Robyn explains that, as a provincial teenager with his nose pressed up against the glass of the Sixties, he relied on Incredible String Band, Pink Floyd, Fairport Convention and Nick Drake Lps (and Dylan, of course) for his education. I became his “Frankenstein” and he my “monster”. All I know is that Robyn channels the spirits of those records I made and the music I heard back in the decade of our Glorious Revolution and sings them all with the vivid and authentic spirit for which he is so renowned. 

We always try to include “local content”. New York was a breeze, but other cities have been trickier. I wanted to read my chapter about Bob Horne’s Bandstand when we performed in Philadelphia and Robyn recalled vaguely that he had sung the doo-wop classic “To The Aisle” by the Five Satins. His brilliant version was preceded by a speech concerning the song’s relevance to everyone in the audience, charting as it does the progress from “a little conversation” to procreation. He then forced all of us to ponder the fact that our presence was proof that our parents had committed sexual intercourse at least once and that said act had provided satisfaction for “at least one of them.” 

I have forced Robyn to refresh his memory of Chicago blues, the Move’s version of “I Can Hear the Grass Grow” and, at a festival in Egersund, Norway, to learn “Sunny Girl”, an early Hep-Stars hit composed by Benny Andersson. He never complains, although he did refuse to learn Jesse Colin Young’s “Hippie From Olema”, a piss-take of Merle Haggard’s “Okie From Muskogee” from the ill-fated Medicine Ball Caravan film during our visit to Los Angeles. 

White Bicycles is being published this autumn in Russia. I am trying to persuade the Muscovites that bringing “Chinese White Bicycles” to Moscow, St Petersburg and Perm would be a wonderful idea.
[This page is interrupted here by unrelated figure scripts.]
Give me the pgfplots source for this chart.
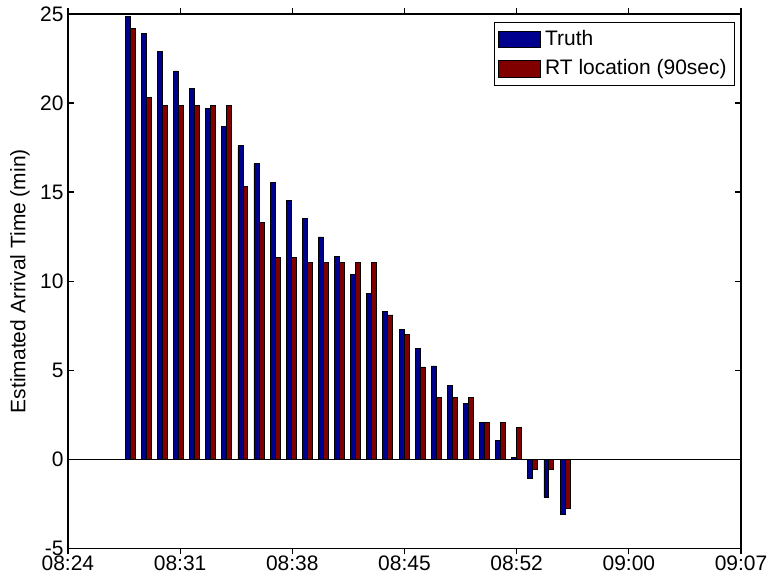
\documentclass[border=0pt]{standalone}
\usepackage{pgfplots}
\pgfplotsset{compat=1.18}
\usepackage{pgfplotstable}
\usepackage{fontspec}
\setmainfont{Liberation Sans}
\definecolor{mblue}{RGB}{0,0,143}
\definecolor{mred}{RGB}{128,0,0}
\pgfplotstableread{
x truth rt
3.88 24.85 24.2
4.89 23.9 20.3
5.89 22.9 19.85
6.90 21.8 19.85
7.90 20.8 19.85
8.91 19.7 19.85
9.91 18.7 19.85
10.92 17.6 15.3
11.92 16.6 13.3
12.93 15.55 11.33
13.93 14.55 11.33
14.94 13.5 11.03
15.94 12.48 11.03
16.95 11.4 11.03
17.95 10.4 11.03
18.96 9.33 11.03
19.96 8.3 8.1
20.97 7.3 7.0
21.97 6.23 5.18
22.98 5.24 3.47
23.98 4.15 3.47
24.99 3.14 3.47
25.99 2.08 2.08
27.00 1.07 2.08
28.00 0.08 1.79
29.01 -1.05 -0.56
30.01 -2.14 -0.56
31.02 -3.1 -2.74
}\data
\begin{document}
\begin{tikzpicture}
\useasboundingbox (-34pt,-15pt) rectangle (351pt,274.5pt);
\begin{axis}[
  at={(0,0)}, anchor=south west,
  scale only axis, width=337pt, height=267.5pt,
  xmin=0, xmax=42, ymin=-5, ymax=25,
  xtick={0,7,14,21,28,35,42},
  xticklabels={08:24,08:31,08:38,08:45,08:52,09:00,09:07},
  ytick={-5,0,5,10,15,20,25},
  tick align=inside, tickpos=both,
  major tick length=3pt,
  axis line style={black, line width=0.6pt},
  tick style={black, line width=0.6pt},
  /pgf/number format/assume math mode=true,
  font=\fontsize{10.5}{12}\selectfont,
  xticklabel style={inner sep=0.5pt},
  yticklabel style={inner sep=2pt},
  ylabel={Estimated Arrival Time (min)},
  every axis y label/.style={at={(axis description cs:-0.0712,0.5)}, rotate=90, anchor=center},
  ybar=0pt, bar width=0.31,
  legend style={at={(axis description cs:0.991,0.985)}, anchor=north east, draw=black, fill=white,
    font=\fontsize{10.5}{12}\selectfont, inner sep=2pt, row sep=1.5pt, cells={anchor=west}},
  legend image code/.code={\draw[#1, draw=black] (0pt,-4.2pt) rectangle (21pt,4.2pt);},
]
\addplot[fill=mblue, draw=black, line width=0.4pt] table[x=x, y=truth] {\data};
\addlegendentry{Truth}
\addplot[fill=mred, draw=black, line width=0.4pt] table[x=x, y=rt] {\data};
\addlegendentry{RT location (90sec)}
\addplot[black, line width=0.6pt, forget plot, sharp plot] coordinates {(0,0) (42,0)};
\end{axis}
\end{tikzpicture}
\end{document}
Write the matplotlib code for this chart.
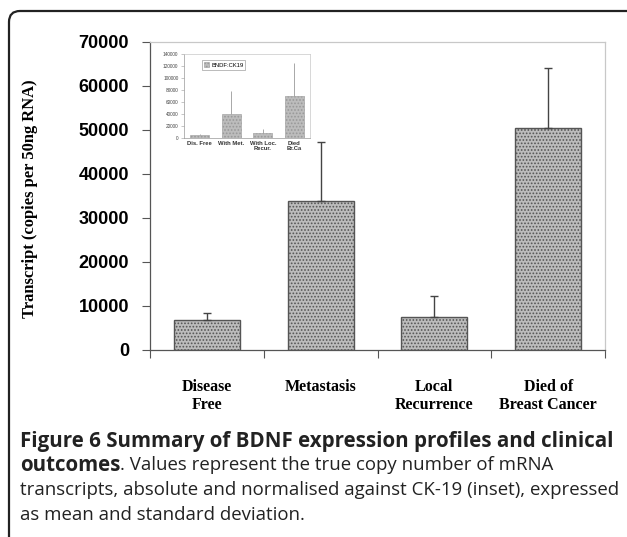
import matplotlib.pyplot as plt
from matplotlib.patches import FancyBboxPatch
import numpy as np

# main chart data
groups = ['Disease\nFree', 'Metastasis', 'Local\nRecurrence', 'Died of\nBreast Cancer']
means = [6800, 33900, 7500, 50400]
sds = [1600, 13400, 4800, 13700]

# inset data (normalised against CK-19)
inset_groups = ['Dis. Free', 'With Met.', 'With Loc.\nRecur.', 'Died\nBr.Ca']
inset_means = [4500, 40000, 7800, 70000]
inset_sds = [1500, 39000, 7500, 54500]

bar_face = '#bcbcbc'
bar_edge = '#555555'
plt.rcParams['hatch.color'] = '#8c8c8c'
plt.rcParams['hatch.linewidth'] = 0.8

fig = plt.figure(figsize=(6.27, 5.37), dpi=100)
fig.patch.set_facecolor('white')

# rounded frame round the figure panel (display coords, origin bottom-left)
frame = FancyBboxPatch((9, -100), 700, 626, boxstyle='round,pad=0,rounding_size=11',
                       transform=None, fill=False, edgecolor='#222222', lw=1.6)
fig.patches.append(frame)

# main axes
ax = fig.add_axes([150/627, 1 - 350/537, 455/627, 308/537])
x = np.arange(len(groups))
ax.bar(x, means, width=0.58, color=bar_face, edgecolor=bar_edge, lw=1.0,
       hatch='.....', zorder=2)
ax.errorbar(x, means, yerr=[np.zeros(len(sds)), sds], fmt='none', ecolor='#444444',
            elinewidth=1.0, capsize=3, capthick=1.0, zorder=3)
ax.set_xlim(-0.5, 3.5)
ax.set_ylim(0, 70000)
ax.set_yticks(np.arange(0, 70001, 10000))
ax.set_yticklabels([str(v) for v in range(0, 70001, 10000)],
                   fontfamily='Liberation Sans', fontweight='bold', fontsize=13)
ax.tick_params(axis='y', direction='out', length=6, width=0.8, color='#555555', pad=9)
ax.set_xticks(np.arange(-0.5, 3.6, 1.0))
ax.set_xticklabels([])
ax.tick_params(axis='x', which='major', direction='out', length=6, width=0.8, color='#555555')
ax.set_xticks(x, minor=True)
ax.set_xticklabels(groups, minor=True, fontfamily='Liberation Serif', fontweight='bold',
                   fontsize=11.5, linespacing=1.15)
ax.tick_params(axis='x', which='minor', length=0, pad=21)
for s in ['left', 'bottom']:
    ax.spines[s].set_color('#555555')
    ax.spines[s].set_linewidth(0.9)
for s in ['top', 'right']:
    ax.spines[s].set_color('#c8c8c8')
    ax.spines[s].set_linewidth(0.9)
fig.text(30/627, 1 - 199/537, 'Transcript (copies per 50ng RNA)', rotation=90,
         ha='center', va='center', fontfamily='Liberation Serif', fontweight='bold',
         fontsize=11.9)

# inset axes
ins = fig.add_axes([184/627, 1 - 138/537, 126/627, 84/537])
xi = np.arange(len(inset_groups))
ins.bar(xi, inset_means, width=0.6, color=bar_face, edgecolor='#999999', lw=0.4,
        hatch='.....', zorder=2, label='BNDF:CK19')
ins.errorbar(xi, inset_means, yerr=[np.zeros(len(inset_sds)), inset_sds], fmt='none',
             ecolor='#9a9a9a', elinewidth=0.6, capsize=0, zorder=3)
ins.set_xlim(-0.5, 3.5)
ins.set_ylim(0, 140000)
ins.set_yticks(np.arange(0, 140001, 20000))
ins.set_yticklabels([str(v) for v in range(0, 140001, 20000)],
                    fontfamily='Liberation Sans', fontsize=3.4, color='#444444')
ins.tick_params(axis='y', direction='out', length=2, width=0.4, color='#999999', pad=2)
ins.set_xticks(xi)
ins.set_xticklabels(inset_groups, fontfamily='Liberation Sans', fontweight='bold',
                    fontsize=4.2, color='#333333', linespacing=1.1)
ins.tick_params(axis='x', length=0, pad=2)
for s in ins.spines.values():
    s.set_color('#c8c8c8')
    s.set_linewidth(0.5)
ins.spines['left'].set_color('#999999')
ins.spines['bottom'].set_color('#999999')
leg = ins.legend(loc='upper left', bbox_to_anchor=(0.12, 0.96), frameon=True,
                 fancybox=False, handlelength=0.8, handleheight=0.8,
                 handletextpad=0.4, borderpad=0.35,
                 prop={'family': 'Liberation Sans', 'size': 4.2})
leg.get_frame().set_edgecolor('#888888')
leg.get_frame().set_linewidth(0.5)

# caption
cap_font = 'Open Sans'
cap_col = '#222222'
bold_size = 14.8
reg_size = 13.4
y0 = 1 - 441/537
dy = 24.5/537
fig.text(20/627, y0, 'Figure 6 Summary of BDNF expression profiles and clinical',
         fontfamily=cap_font, fontweight='bold', fontsize=bold_size, va='center', color=cap_col)
tb = fig.text(20/627, y0 - dy, 'outcomes', fontfamily=cap_font, fontweight='bold',
              fontsize=bold_size, va='center', color=cap_col)
fig.canvas.draw()
bb = tb.get_window_extent()
fig.text(bb.x1 / 627, y0 - dy, '. Values represent the true copy number of mRNA',
         fontfamily=cap_font, fontsize=reg_size, va='center', color=cap_col)
fig.text(20/627, y0 - 2*dy, 'transcripts, absolute and normalised against CK-19 (inset), expressed',
         fontfamily=cap_font, fontsize=reg_size, va='center', color=cap_col)
fig.text(20/627, y0 - 3*dy, 'as mean and standard deviation.',
         fontfamily=cap_font, fontsize=reg_size, va='center', color=cap_col)

fig.savefig('out.png', dpi=100)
I’m sure some interesting additions to Robyn’s repertoire would result. 

I don’t just talk on these tours, of course, I also listen. My favourite story came from Joe Thompson, founder of the wonderful Museum of Contemporary Arts where we performed in North Adams, Massachusetts. Having started the project under the benign, arts-encouraging regime of Governor Michael Dukakis in 1988, he was being thwarted by the new budget-cutting Republican Governor William Weld – sound familiar? He managed to clean up one small room in the immense derelict mill complex he had acquired and installed an exhibition of David Byrne photographs, complete with a specially composed, completely obscene tape by Byrne which accompanied the viewing experience.

Weld had, over a couple of years, warmed slightly to the project and had taken to stopping by occasionally on his way to hunt ducks in the Adirondacks. Shortly before the exhibit closed, on a deserted Thursday afternoon, Weld appeared and asked to view the exhibit. Terrified at the idea of this rather right-wing Republican hearing Byrne’s foul-mouthed tape, he tried desperately to put Weld off the idea. Then, as he ushered the Governor in, he began planning for his future as an insurance salesman. Weld emerged, sat down, fixed him with a beady stare and said: “name a David Byrne song”. “What?” “You heard me, name a David Byrne song, any David Byrne song.”  Thompson threw out a title from Remain In Light and Weld sang it, beginning to end, word for word. 

“Name another”, said Weld to the speechless Thompson. He sang that one, too. The governor, it seemed, was an obsessive fan. Mass MOCA got the funding and is now a flourishing hub with exhibits, concerts, restaurants etc, which has rescued the moribund mill-town of North Adams. What are the odds against a member of the Tea Party being a David Byrne fan these days…..

Come see the show, buy a book afterwards and tell me a good story.